Concerning the procedural irregularities, I do not agree with the respondent that the ex parte judgment was entered under Order 9 rule 6 of the CPR since annexture “C” to the affidavit in support being the letter applying for judgement speaks for itself that the ex parte judgment was entered under Order 9 rule 4 of the CPR which is inapplicable to the instant case. There is nothing on court record to show that the typing error was corrected as alleged. Be that as it may, I take the view that this is a mere procedural error that can be ignored in view of Article 126 (2) (e) of the Constitution and it is accordingly ignored.
On the alleged excessive award of the taxed bill of costs, there is no need to consider it given that this application is granted with the effect that the taxation is automatically set aside. However, I must mention in passing that taxation proceedings cannot be challenged in this application since there is an appropriate procedure for challenging the same.

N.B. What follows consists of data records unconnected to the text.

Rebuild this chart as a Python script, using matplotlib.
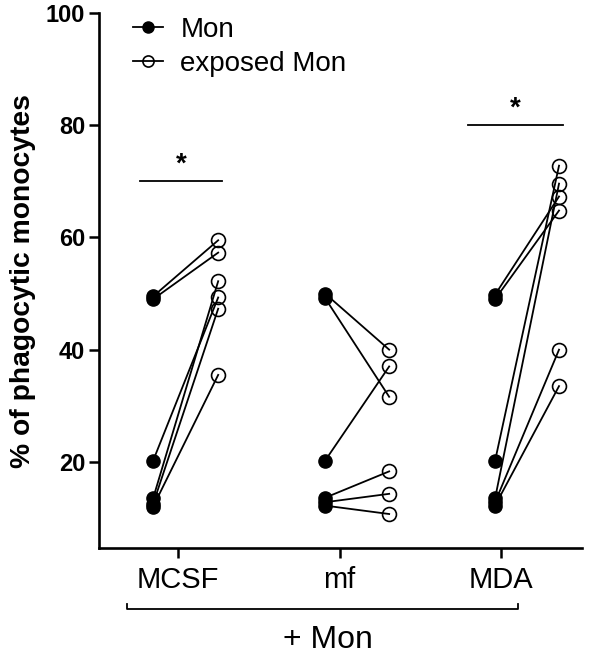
import numpy as np
import matplotlib
matplotlib.use("Agg")
import matplotlib.pyplot as plt
from matplotlib.lines import Line2D

plt.rcParams['font.family'] = ['Liberation Sans', 'DejaVu Sans']

# data
groups = ['MCSF', 'mf', 'MDA']
mon = {
    'MCSF': [49.5, 49.0, 20.2, 13.5, 12.5, 12.0],
    'mf':   [50.0, 49.2, 20.2, 13.6, 12.8, 12.2],
    'MDA':  [49.8, 49.0, 20.2, 13.5, 12.8, 12.2],
}
exposed = {
    'MCSF': [59.5, 57.3, 49.3, 52.2, 47.3, 35.5],
    'mf':   [40.0, 31.6, 37.0, 18.3, 14.3, 10.7],
    'MDA':  [67.3, 64.8, 72.8, 69.6, 40.0, 33.5],
}
yticks = [20, 40, 60, 80, 100]

# layout: x position of each column of points around the group tick
tick_x = [0, 1, 2]
mon_x = [-0.155, 0.91, 1.963]
exp_x = [0.248, 1.307, 2.359]

fig = plt.figure(figsize=(6.15, 6.55), dpi=100)
ax = fig.add_axes([0.161, 0.163, 0.785, 0.817])

for i, g in enumerate(groups):
    for a, b in zip(mon[g], exposed[g]):
        ax.plot([mon_x[i], exp_x[i]], [a, b], color='black', lw=1.3, zorder=2)
    ax.plot([mon_x[i]] * len(mon[g]), mon[g], 'o', ms=9.5, color='black', zorder=3)
    ax.plot([exp_x[i]] * len(exposed[g]), exposed[g], 'o', ms=10, mfc='none',
            mec='black', mew=1.2, zorder=3)

# significance bars
ax.plot([-0.235, 0.272], [70, 70], color='black', lw=1.3)
ax.text(0.02, 70.6, '*', ha='center', va='bottom', fontsize=20, fontweight='bold')
ax.plot([1.796, 2.384], [80, 80], color='black', lw=1.3)
ax.text(2.09, 80.6, '*', ha='center', va='bottom', fontsize=20, fontweight='bold')

ax.set_xlim(-0.49, 2.5)
ax.set_ylim(4.6, 100)
ax.set_yticks(yticks)
ax.set_yticklabels([str(t) for t in yticks], fontsize=17, fontweight='bold')
ax.set_xticks(tick_x)
ax.set_xticklabels(groups, fontsize=21)
ax.tick_params(axis='both', direction='out', length=7, width=1.8, pad=3)
ax.tick_params(axis='x', pad=6)
for s in ['top', 'right']:
    ax.spines[s].set_visible(False)
for s in ['left', 'bottom']:
    ax.spines[s].set_linewidth(1.9)

ax.set_ylabel('% of phagocytic monocytes', fontsize=20.3, fontweight='bold', labelpad=7)

handles = [
    Line2D([], [], color='black', lw=1.3, marker='o', ms=8),
    Line2D([], [], color='black', lw=1.3, marker='o', ms=8, mfc='none', mew=1.2),
]
ax.legend(handles, ['Mon', 'exposed Mon'], loc='upper left', bbox_to_anchor=(0.019, 1.04),
          frameon=False, fontsize=20, handlelength=1.08, handletextpad=0.62, labelspacing=0.3)

# "+ Mon" bracket under the axis
trans = ax.get_xaxis_transform()
yb, yt = -0.113, -0.105
ax.plot([-0.316, -0.316, 2.105, 2.105], [yt, yb, yb, yt], color='black', lw=1.3,
        transform=trans, clip_on=False)
ax.text(0.93, -0.172, '+ Mon', transform=trans, ha='center', va='center', fontsize=23)

fig.savefig('out.png', dpi=100)
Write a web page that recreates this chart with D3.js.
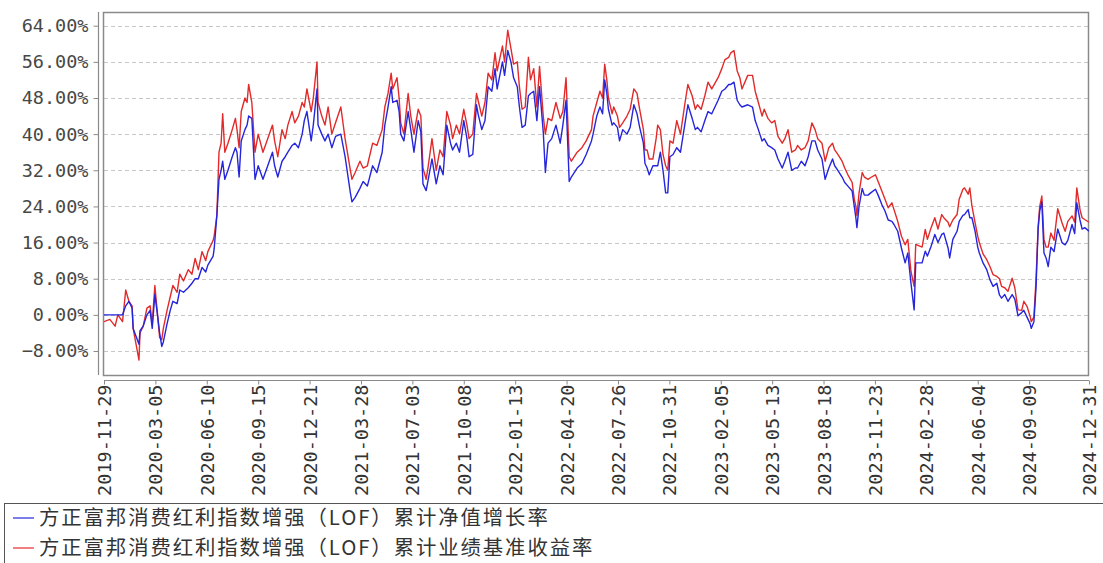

On the whole, I do find that the justice of this case demands that the ex parte judgment entered in Civil Suit No. 185 of 2013 be set aside on the ground that service of summons on the applicants was not effective and the applicants have denied indebtedness to the respondent and so they deserve to be heard on the merits.
In the result, the ex parte judgment and the decree in Civil Suit No. 185 of 2013 is set aside. The execution of the decree is also set aside and the applicants are granted leave to file their Written Statements of Defence within fifteen days from the date of this ruling. Costs of this application shall be in the cause.
I so order.
Dated this 10th day of December 2013.
Ruling delivered in chambers at 3.30 pm in the presence of Ms. Cynthia Harriet Musoke who was holding brief for Mr. Frederick Joshua Mpanga for the applicants, Mr. Lawrence Tumwesigye for the respondent and the 2nd applicant.